Once again delighting our taste buds (I went for the Moroccan soup, aubergines, pepper and galette - all foodgasm worthy!) we left with a full, happy belly after standing with raucous applause, a tradition employed within the dinner market to indicate to the others looking for a dinner choice that ours had been divine. The toothy, crooked smiles of the owners was enough to have us all grinning from a meal well spent.
Walking back through the market at night is wonderful. I much prefer the square at night, it's allure seems heightened with the colours smudged and the edges blurred (and the snake charmers gone!) and it was with a widening smile and fantastic memories that we walked away from the commotion towards the taxi stand.
Negotiating for a taxi is an experience difficult to regale. We eventually managed to find a taxi that had both lights working (brakes was another story; one mostly upon arrival with a rapid heart rate and a pleasure in feet on firm ground) and a driver that agreed to charge by meter, the alternative is an estimated rate given by the driver based on absolutely nothing other than his mood of the moment.

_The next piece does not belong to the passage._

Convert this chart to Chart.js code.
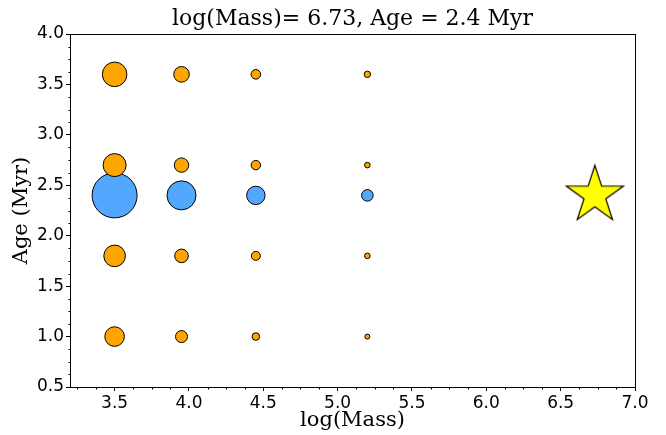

Arriving back at the hotel safely we all spent the last night in one of our rooms talking endlessly, laughing uncontrollably and acting as though we knew each other for what felt like a lot longer than 7 days (though spending 24 hours with each other surely had that impact). Mostly Kiwis (with a couple of Aussies to keep the accents diverse) and all living in London it was easy to talk and talk and talk until our eyes started to droop and the rigours of the day caught up. Saying goodbye to everyone didn't seem as brutal with the network of social communication at our every ready finger tips but not spending the next couple of days with such a wonderful group seemed like yet another goodbye I didn't want to have to do.
Heading to bed with a matter of hours between sleep time and my alarm, I went to bed smiling at the best 7 days I have had in a long time.
Salaam Morocco, salaam. Je n'oublie rien.